Effective management requires proactive strategies. Establishing clear contractual agreements regarding territories, pricing policies, and service levels is foundational. Building strong relationships through joint business planning, cooperative advertising, and shared data insights aligns goals. Ultimately, channel power—the ability of one member to influence another’s behavior—often dictates outcomes. Power can stem from economic rewards (size, financial incentives), expertise, or the legitimate authority of a strong contract. The most sustainable strategies use reward and expert power to foster partnership, rather than resorting to coercive power.

The Rise of Direct-to-Consumer (DTC) Models

The direct-to-consumer (DTC) model is a channel strategy where producers sell directly to the end customer, eliminating all traditional intermediaries. Historically limited by high fixed costs, the digital revolution—via e-commerce platforms, social media advertising, and sophisticated logistics networks—has dramatically lowered these barriers. Brands can now own the entire customer relationship, from first touchpoint to final sale and post-purchase support.

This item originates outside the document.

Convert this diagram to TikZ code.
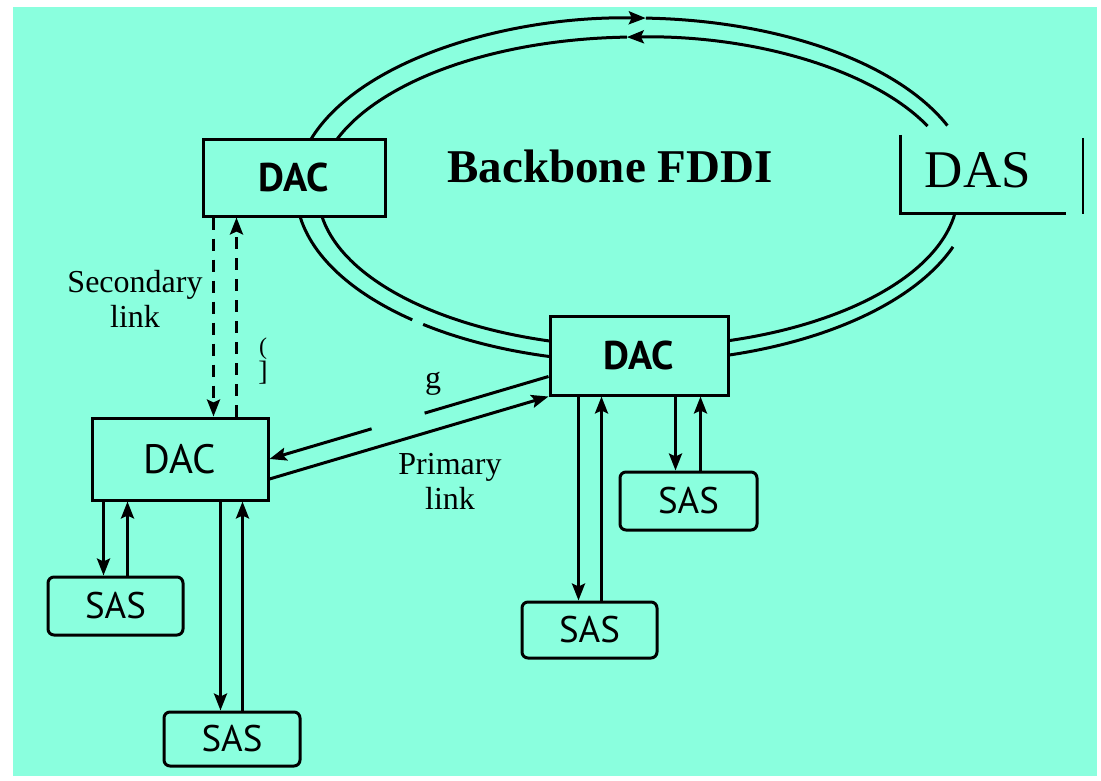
\documentclass[tikz,border=0pt]{standalone}
\usepackage{fontspec}
\setmainfont{Liberation Serif}
\newfontfamily\sasfont{PT Sans}
\usetikzlibrary{arrows.meta,calc}
\definecolor{bgc}{RGB}{138,255,222}
\begin{document}
\begin{tikzpicture}[x=1pt,y=-1pt,line width=3pt,
  arr/.style={-{Stealth[length=17pt,width=13pt,inset=3pt]}},
  box/.style={draw,fill=bgc,inner sep=0pt},
  dacbox/.style={box,font=\sasfont\bfseries\fontsize{40}{44}\selectfont},
  dacboxr/.style={box,font=\sasfont\fontsize{41}{44}\selectfont},
  sasbox/.style={box,rounded corners=6pt,font=\sasfont\fontsize{37}{40}\selectfont},
  lbl/.style={font=\fontsize{32}{35}\selectfont,align=center,inner sep=0pt},
  dsh/.style={dash pattern=on 12pt off 9pt}]
\useasboundingbox (0,0) rectangle (1101,781);
\fill[white] (0,0) rectangle (1101,781);
\fill[bgc] (13,7) rectangle (1097,776);
% ring
\coordinate (oc) at (634,190);
\coordinate (ic) at (638,192);
\draw[arr] ($(oc)+(131:338 and 172)$) arc[start angle=131,end angle=272,x radius=338,y radius=172];
\draw ($(oc)+(272:338 and 172)$) arc[start angle=272,end angle=338,x radius=338,y radius=172];
\draw ($(oc)+(19.3:338 and 172)$) arc[start angle=19.3,end angle=128.6,x radius=338,y radius=172];
\draw[arr] ($(ic)+(334.8:320 and 155)$) arc[start angle=334.8,end angle=268,x radius=320,y radius=155];
\draw ($(ic)+(268:320 and 155)$) arc[start angle=268,end angle=8.5,x radius=320,y radius=155];
% boxes
\node[dacbox,minimum width=182pt,minimum height=76pt] (dactl) at (294,178) {DAC};
\node[dacbox,minimum width=178pt,minimum height=79pt] (dacm) at (639,355.5) {DAC};
\node[dacboxr,minimum width=176pt,minimum height=82pt] (dacl) at (180,459) {DAC};
\node[sasbox,minimum width=135pt,minimum height=58pt] (sas1) at (115.5,606) {SAS};
\node[sasbox,minimum width=136pt,minimum height=54pt] (sas2) at (232,739) {SAS};
\node[sasbox,minimum width=135pt,minimum height=56pt] (sas3) at (589.5,630) {SAS};
\node[sasbox,minimum width=137pt,minimum height=58pt] (sas4) at (688.5,501) {SAS};
% DAS
\node[font=\fontsize{53}{60}\selectfont,inner sep=0pt] (das) at (978,170) {DAS};
\draw (900,135) -- (900,213) -- (1066,213);
\draw[line width=2.2pt] (1083,138) -- (1083,214);
% title
\node[font=\bfseries\fontsize{47}{52}\selectfont,inner sep=0pt] (title) at (610,166) {Backbone FDDI};
% secondary link
\draw[arr,dsh] ([xshift=12pt]dactl.south west) -- ([xshift=123pt]dacl.north west);
\draw[arr,dsh] ([xshift=146pt]dacl.north west) -- ([xshift=35pt]dactl.south west);
\node[lbl] (seclbl) at (135,299) {Secondary\\link};
\node[font=\fontsize{24}{26}\selectfont,inner sep=0pt] (frag1) at (263,349) {(};
\node[font=\fontsize{28}{30}\selectfont,inner sep=0pt] (frag2) at (263,373) {]};
% primary link
\coordinate (pa) at ([yshift=20pt]dacm.south west);
\draw (pa) -- ($(pa)!0.444!(dacl.east)$);
\draw[arr] ($(pa)!0.634!(dacl.east)$) -- (dacl.east);
\draw[arr] ([yshift=-20pt]dacl.east) -- (dacm.south west);
\node[lbl] (prilbl) at (450,481) {Primary\\link};
\node[font=\fontsize{32}{35}\selectfont,anchor=base,inner sep=0pt] (frag3) at (433,388) {g};
% SAS links
\draw[arr] ([xshift=13pt]dacl.south west) -- ([xshift=57pt]sas1.north west);
\draw[arr] ([xshift=81pt]sas1.north west) -- ([xshift=37pt]dacl.south west);
\draw[arr] ([xshift=130pt]dacl.south west) -- ([xshift=58pt]sas2.north west);
\draw[arr] ([xshift=80pt]sas2.north west) -- ([xshift=152pt]dacl.south west);
\draw[arr] ([xshift=30pt]dacm.south west) -- ([xshift=58pt]sas3.north west);
\draw[arr] ([xshift=81pt]sas3.north west) -- ([xshift=53pt]dacm.south west);
\draw[arr] ([xshift=127pt]dacm.south west) -- ([xshift=57pt]sas4.north west);
\draw[arr] ([xshift=82pt]sas4.north west) -- ([xshift=152pt]dacm.south west);
\end{tikzpicture}
\end{document}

The advantages of DTC are compelling: complete control over brand narrative, pricing, and customer data; higher gross margins by cutting out intermediary markups; and the ability to build direct, personalized relationships with customers. However, the model brings its own heavy burdens. You must now master and finance all the functions an intermediary once handled: demand generation, transaction processing, fulfillment, logistics, and returns. This requires significant capital and operational expertise. Many successful brands now employ a hybrid model, using DTC for brand building and high-margin sales while leveraging select wholesale partnerships for scaled market reach and volume.

Common Pitfalls

  1. Designing for Your Convenience, Not the Customer's: Choosing a channel because it’s low-cost or familiar to you, while ignoring where and how your target customer actually wants to discover, evaluate, and purchase. Correction: Start with detailed customer journey mapping. Let observed customer behavior in your category dictate your channel structure, not internal logistics preferences.
  1. Ignoring the Total Cost of Channel Ownership: Focusing only on the marginal cost of goods sold (COGS) and ignoring the costs of partner management, trade promotions, co-op advertising, logistics support, and channel conflict resolution. Correction: Conduct a full channel cost analysis, accounting for both direct and indirect costs of each channel alternative over a multi-year horizon.
  1. Creating Channel Conflict Through Poor Strategy: Blindly launching a DTC website with aggressive pricing that undercuts your retail partners, or allowing online dealers to cannibalize the territories of brick-and-mortar partners. Correction: Plan for channel harmony from the start. Use clear differentials—exclusive products, bundled services, or member-only pricing on your DTC site—that complement rather than compete with partner channels.
  1. Treating Omnichannel as a Technology Project: Investing in unified commerce platforms without aligning organizational structure, incentives, and data governance. If online and store teams have separate P&Ls and compete for sales, technology alone cannot create a seamless experience. Correction: Implement unified customer metrics and shared organizational goals that reward total customer lifetime value, not just channel-specific sales.

Summary

  • Marketing channel strategy is the design of your product’s route to market, fundamentally impacting customer access, experience, and your cost structure.
  • Effective channel design requires making deliberate trade-offs between the often-competing goals of market coverage, operational cost, and brand control.
  • Modern omnichannel retailing is non-negotiable; it integrates all physical and digital touchpoints to provide a single, seamless customer journey, leveraging data across channels.
  • Channel conflict is common but manageable through clear contracts, relationship building, and the strategic use of channel power, avoiding actions that blindly undercut partners.
  • The direct-to-consumer (DTC) model, enabled by digital platforms, offers control and higher margins but requires mastering all functions of distribution; many firms succeed with a hybrid DTC-and-partner approach.